The problem is, most states don’t even gather data on non-fatal police shootings. So they focused on four states that do gather it: Florida, Texas, Colorado, and California. They then used statistical analysis to account for demographics and other factors that could be influencing the data.

Overall, they found that Black civilians were more likely to be shot than white civilians, and the racial bias is even more pronounced than in fatal shootings. For instance, in California, Black people are 3.08 times more likely to be fatally shot, but 3.91 times more likely to be non-fatally shot. Overall, the risk of Black people suffering a non-fatal shooting was greater than that of a fatal shooting in all the analyzed four states. California actually had the smallest difference out of the four states, while in Colorado and Florida, Black people are over five times more likely to be shot than white people, the analysis found.

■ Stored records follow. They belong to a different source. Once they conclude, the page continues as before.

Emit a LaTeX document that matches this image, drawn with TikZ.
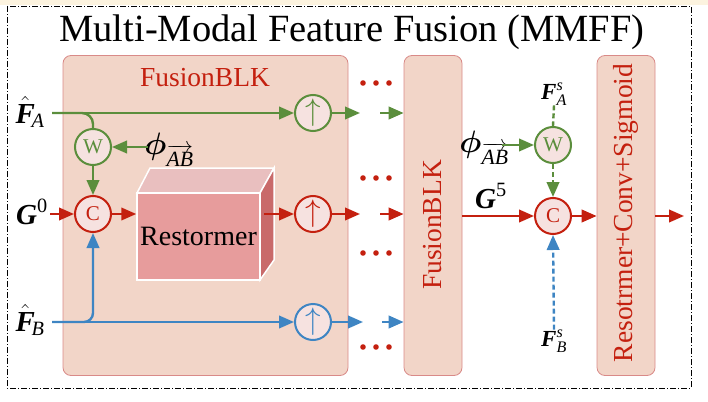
\RequirePackage{fix-cm}
\documentclass[tikz,border=0pt]{standalone}
\usepackage{amsmath,bm}
\usepackage{fontspec}
\setmainfont{Liberation Serif}
\usetikzlibrary{arrows.meta,calc}
\definecolor{cg}{HTML}{5B8E3C}
\definecolor{cr}{HTML}{C4200F}
\definecolor{cb}{HTML}{3E85C3}
\definecolor{boxfill}{HTML}{F2D5C8}
\definecolor{boxedge}{HTML}{D98A88}
\definecolor{circfill}{HTML}{F6E2E0}
\definecolor{cream}{HTML}{FCF3DF}
\definecolor{frontface}{HTML}{E79C9C}
\definecolor{topface}{HTML}{E9BFBF}
\definecolor{sideface}{HTML}{C96A6A}
\newcommand{\bfitx}[1]{\text{\bfseries\itshape #1}}
\newcommand{\itx}[1]{\text{\itshape #1}}
\begin{document}
\begin{tikzpicture}[x=1pt,y=-1pt,
  blk/.style={draw=boxedge,fill=boxfill,line width=0.8pt,rounded corners=8pt,inner sep=0pt},
  opc/.style={circle,draw=#1,fill=circfill,line width=2pt,minimum size=36pt,inner sep=0pt,text=#1,font=\fontsize{21}{21}\selectfont},
  upc/.style={opc=#1,font=\fontsize{31}{31}\selectfont},
  conn/.style={draw=#1,line width=2.4pt,-{Triangle[length=15pt,width=12.5pt]}},
  plain/.style={draw=#1,line width=2.4pt},
  lbl/.style={inner sep=0pt,font=\fontsize{29}{31}\selectfont},
  philbl/.style={inner sep=0pt,font=\fontsize{31}{33}\selectfont},
  big/.style={font=\fontsize{27.5}{30}\selectfont,text=cr},
  border/.style={draw=black,line width=0.8pt,dash pattern=on 6pt off 2pt on 1pt off 2pt}
]
\useasboundingbox (0,0) rectangle (708,401);
\fill[cream] (0,0) rectangle (708,5);
\draw[border] (7,6) rectangle (691,388);

\node[font=\fontsize{38.5}{40}\selectfont,anchor=base] (title) at (352,42) {Multi-Modal Feature Fusion (MMFF)};

% boxes
\node[blk,minimum width=285pt,minimum height=320pt] (blk1) at (205.5,215.5) {};
\node[big,anchor=base] (blk1lbl) at (205,87) {FusionBLK};
\node[blk,minimum width=58pt,minimum height=320pt] (blk2) at (433,215.5) {};
\node[big,rotate=90] (blk2lbl) at (433,225) {FusionBLK};
\node[blk,minimum width=58pt,minimum height=320pt] (blk3) at (626,215.5) {};
\node[big,rotate=90] (blk3lbl) at (626,213) {Resotrmer+Conv+Sigmoid};

% Restormer 3D box
\fill[topface,draw=white,line width=1.5pt] (137,193) -- (150,168) -- (274,168) -- (260,193) -- cycle;
\fill[sideface,draw=white,line width=1.5pt] (260,193) -- (274,168) -- (274,260) -- (260,280) -- cycle;
\node[fill=frontface,draw=white,line width=1.5pt,minimum width=123pt,minimum height=87pt,inner sep=0pt,
  font=\fontsize{28}{30}\selectfont] (rest) at (198.5,236.5) {Restormer};

% circles
\node[opc=cg] (W1) at (93,147) {W};
\node[opc=cr] (C1) at (93,214) {C};
\node[upc=cg] (U1) at (313,113) {$\uparrow$};
\node[upc=cr] (U2) at (313,214) {$\uparrow$};
\node[upc=cb] (U3) at (313,322) {$\uparrow$};
\node[opc=cg] (W2) at (553,145) {W};
\node[opc=cr] (C2) at (553,216) {C};

% labels
\node[lbl] (FA) at (30,112) {$\hat{\bfitx{F}}_{\!\itx{A}}$};
\node[lbl] (G0) at (32,212) {$\bfitx{G}^{\text{0}}$};
\node[lbl] (FB) at (30,320) {$\hat{\bfitx{F}}_{\!\itx{B}}$};
\node[philbl] (phi1) at (169,150) {$\bm{\phi}_{\overrightarrow{\itx{AB}}}$};
\node[philbl] (phi2) at (484,148) {$\bm{\phi}_{\overrightarrow{\itx{AB}}}$};
\node[lbl] (G5) at (491,196) {$\bfitx{G}^{\text{5}}$};
\node[lbl,font=\fontsize{23}{25}\selectfont] (FAs) at (554,94) {$\bfitx{F}^{\itx{s}}_{\itx{A}}$};
\node[lbl,font=\fontsize{23}{25}\selectfont] (FBs) at (554,341) {$\bfitx{F}^{\itx{s}}_{\itx{B}}$};

% coordinates
\coordinate (faS) at (52,113);
\coordinate (g0S) at (50,214);
\coordinate (fbS) at (52,322);
\coordinate (aOut) at (360,113);
\coordinate (rOut) at (360,214);
\coordinate (bOut) at (363,322);
\coordinate (aIn) at (380,113);
\coordinate (rIn) at (380,214);
\coordinate (bIn) at (382,322);
\coordinate (out) at (684,216);

% green row
\draw[conn=cg] (faS) -- (U1.west);
\draw[plain=cg,rounded corners=11pt] (faS) -| (W1.north);
\draw[conn=cg] (148,147) -- (W1.east);
\draw[conn=cg] (W1.south) -- (C1.north);
\draw[conn=cg] (U1.east) -- (aOut);
\draw[conn=cg] (aIn) -- (blk2.west |- aIn);

% red row
\draw[conn=cr] (g0S) -- (C1.west);
\draw[conn=cr] (C1.east) -- (rest.west |- C1);
\draw[conn=cr] ($(rest.east |- U2)+(3,0)$) -- (U2.west);
\draw[conn=cr] (U2.east) -- (rOut);
\draw[conn=cr] (rIn) -- (blk2.west |- rIn);

% blue row
\draw[conn=cb] (fbS) -- (U3.west);
\draw[conn=cb,rounded corners=9pt] (fbS) -| (C1.south);
\draw[conn=cb] (U3.east) -- (bOut);
\draw[conn=cb] (bIn) -- (blk2.west |- bIn);

% dots
\foreach \y in {83,178,253,347}{
  \foreach \x in {363,376,389}{
    \fill[cr] (\x,\y) circle (2.8pt);
  }
}

% right part
\draw[conn=cr] (blk2.east |- C2) -- (C2.west);
\draw[conn=cg] (502,145) -- (W2.west);
\draw[plain=cg,dash pattern=on 5pt off 3pt] (FAs.south) -- (W2.north);
\draw[conn=cg,dash pattern=on 5pt off 3pt] (W2.south) -- (C2.north);
\draw[conn=cb,dash pattern=on 5pt off 3pt] (FBs.north) -- (C2.south);
\draw[conn=cr] (C2.east) -- (blk3.west |- C2);
\draw[conn=cr] (blk3.east |- C2) -- (out);
\end{tikzpicture}
\end{document}
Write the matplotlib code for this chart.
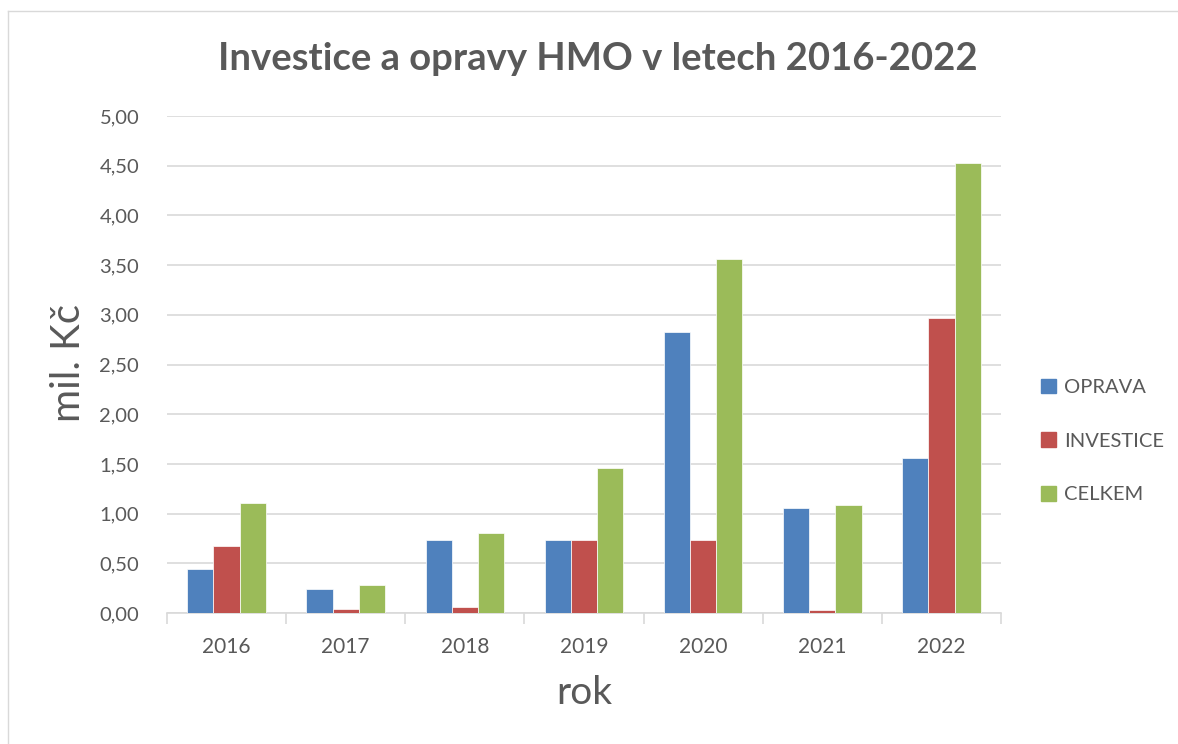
import matplotlib.pyplot as plt
import numpy as np
from matplotlib.lines import Line2D

plt.rcParams['font.family'] = ['Lato', 'DejaVu Sans']

years = ['2016', '2017', '2018', '2019', '2020', '2021', '2022']
oprava = [0.44, 0.24, 0.73, 0.73, 2.83, 1.06, 1.56]
investice = [0.67, 0.04, 0.06, 0.73, 0.73, 0.03, 2.97]
celkem = [1.11, 0.28, 0.80, 1.46, 3.56, 1.09, 4.53]
series = ['OPRAVA', 'INVESTICE', 'CELKEM']
colors = ['#4f81bd', '#c0504d', '#9bbb59']
text_col = '#595959'

fig = plt.figure(figsize=(11.78, 7.44), dpi=100)
ax = fig.add_axes([167 / 1178, 1 - 613 / 744, (1001 - 167) / 1178, (613 - 116) / 744])

# chart border
fig.add_artist(Line2D([8 / 1178, 8 / 1178], [0, 1 - 11 / 744], color='#d9d9d9', lw=1))
fig.add_artist(Line2D([8 / 1178, 1], [1 - 11 / 744, 1 - 11 / 744], color='#d9d9d9', lw=1))

x = np.arange(len(years))
w = 0.22
for i, (vals, name) in enumerate(zip([oprava, investice, celkem], series)):
    ax.bar(x + (i - 1) * w, vals, w, color=colors[i], label=name,
           edgecolor='white', linewidth=0.5, zorder=3)

ax.set_xlim(-0.5, len(years) - 0.5)
ax.set_ylim(0, 5)
ax.set_yticks(np.arange(0, 5.01, 0.5))
ax.set_yticklabels([f'{v:.2f}'.replace('.', ',') for v in np.arange(0, 5.01, 0.5)],
                   fontsize=14.5, color=text_col)
ax.tick_params(axis='y', length=0, pad=20)
ax.grid(axis='y', color='#d9d9d9', lw=1.2, zorder=0)

ax.set_xticks(np.arange(-0.5, len(years), 1))
ax.set_xticklabels([])
ax.set_xticks(x, minor=True)
ax.set_xticklabels(years, minor=True, fontsize=15, color=text_col)
ax.tick_params(axis='x', which='major', length=8, color='#d9d9d9', width=1.2)
ax.tick_params(axis='x', which='minor', length=0, pad=17)

for s in ['top', 'right', 'left']:
    ax.spines[s].set_visible(False)
ax.spines['bottom'].set_color('#d9d9d9')
ax.spines['bottom'].set_linewidth(1.2)

fig.text(598 / 1178, 1 - 59 / 744, 'Investice a opravy HMO v letech 2016-2022',
         ha='center', va='center', fontsize=27.5, fontweight='bold', color=text_col)
fig.text(584 / 1178, 1 - 693 / 744, 'rok', ha='center', va='center',
         fontsize=28, color=text_col)
fig.text(68 / 1178, 1 - 363 / 744, 'mil. Kč', ha='center', va='center',
         fontsize=29, color=text_col, rotation=90)

handles = [plt.Rectangle((0, 0), 1, 1, color=c) for c in colors]
fig.legend(handles, series, loc='center left', bbox_to_anchor=(1023 / 1178, 1 - 441 / 744),
           frameon=False, fontsize=14.5, labelcolor=text_col, handlelength=0.75,
           handleheight=0.75, handletextpad=0.4, labelspacing=1.8)

fig.savefig('out.png', dpi=100)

Hispanic people were also more likely to be shot than white people in California or Colorado, but in Texas and Florida, the differences were negligible. Here’s how the Black-white and Hispanic-white disparities compare across all four states:

Image credits: Nix, Shjarback, 2021, PLOS ONE.

There are still shortcomings to this study (for instance, there is no data on the number of rounds fired and the data is reported by the police without external verification), but overall, this paints a compelling picture of existing bias among US police shootings.

This could be better studied, the researchers say if more states would record and report data on non-fatal shootings.

“We currently have no comprehensive national data on police firearm discharges. Our study suggests there are likely hundreds of people non-fatally injured by police gunfire each year – a disproportionate share of them Black,” the authors note.

The study has been published in PLOS.